Alejandro Rodríguez Cortés*.
Parece que la lección que los amigos de Emilio Lozoya Austin le dieron fue: “compañero, podremos tolerarte tus pillerías, pero jamás el escándalo de tu descarada falta de recato”.
Y es que tuvieron que hacerse públicas unas fotografías del arrogante exdirector de Petróleos Mexicanos cenando en un lujoso restaurante de las Lomas de Chapultepec, para que tras más de un año de evadir la cárcel bajo la promesa de aportar elementos suficientes y sentar en el banquillo de los acusados a otros altos funcionarios del sexenio de Enrique Peña Nieto, finalmente durmiera tras las rejas en nuestro país.
Criminal confeso, Lozoya Austin estaba sujeto al “criterio de oportunidad”, que no es otra cosa que un beneficio por convertirse en testigo protegido, tanto, que ni siquiera se le había visto en un juzgado durante casi 16 meses desde que se burló de la justicia mexicana que lo extraditó desde España solo para hacerlo acreedor a un trato “VIP” con hospital privado, supuesto arraigo y salidas a cenar incluidas.

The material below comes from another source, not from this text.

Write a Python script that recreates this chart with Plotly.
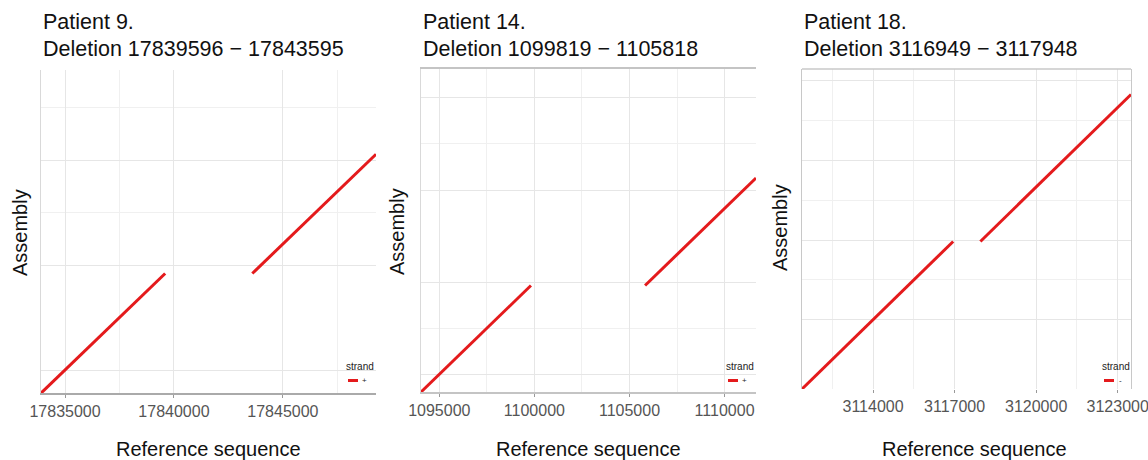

Pero se le atravesó la valentía de la periodista Lourdes Mendoza, por cierto señalada por el propio Lozoya con acusaciones que jamás ha podido probar, quien se plantó frente a él al pie de una mesa con pato laqueado servido, para tomarle fotos y mostrarle al mundo la imprudencia, la inmoralidad de quien aceptó recibir sobornos de la tristemente célebre empresa brasileña Odebretch.
Igual que a Mendoza, Lozoya Austin había presentado señalamientos en contra de decenas de personajes como ex titulares de Pemex, legisladores, funcionarios públicos y otros, involucrados a diestra y siniestra por quien ha hecho y hace todo para llevarse entre las patas de su corrupción a quien sea y como sea.
Soberbio, altanero y vengativo, Emilio Lozoya Austin prometió pruebas contundentes contra quienes lo sucedieron en la oficina principal del piso 44 de la Torre de Marina Nacional, cuando fueron estos últimos los primeros en denunciar las trapacerías del “joven maravilla” del peñismo al frente de la empresa más importante del país.
Una y otra vez, desde su dorado privilegio, solicitó prórrogas para completar supuestas carpetas con elementos sólidos que aportaran al espectáculo nacional por lo menos a un “pez gordo” ajusticiado por la mal llamada Cuarta Transformación, ávida de presumir un solo logro en materia de combate a la corrupción. Es obvio que no las tiene, y aquellas fotografías representaron tal presión que el único camino fue encerrarlo.
Un mes más tiene para presentarlas. Pero ese tiempo, por lo menos, dormirá en prisión, mientras que desde Palacio Nacional se guarda la prudencia ausente en otros casos. Como si Emilio Lozoya formara parte de un supuesto y cada vez más evidente pacto de no agresión entre el presidente Andrés Manuel López Obrador y su antecesor Enrique Peña Nieto.
Un pacto que se ha hecho obvio con hechos: el extremo cuidado con el exmandatario, la suave extradición de Lozoya, su arraigo de seda y las presiones judiciales contra quienes sí se desea procesar como trofeos de caza política.
Pero las fotografías fueron demasiado. Demasiado para sostener una acción de impunidad disfrazado de otro legaloide criterio jurídico: el de oportunidad.
*Periodista, comunicador y publirrelacionista.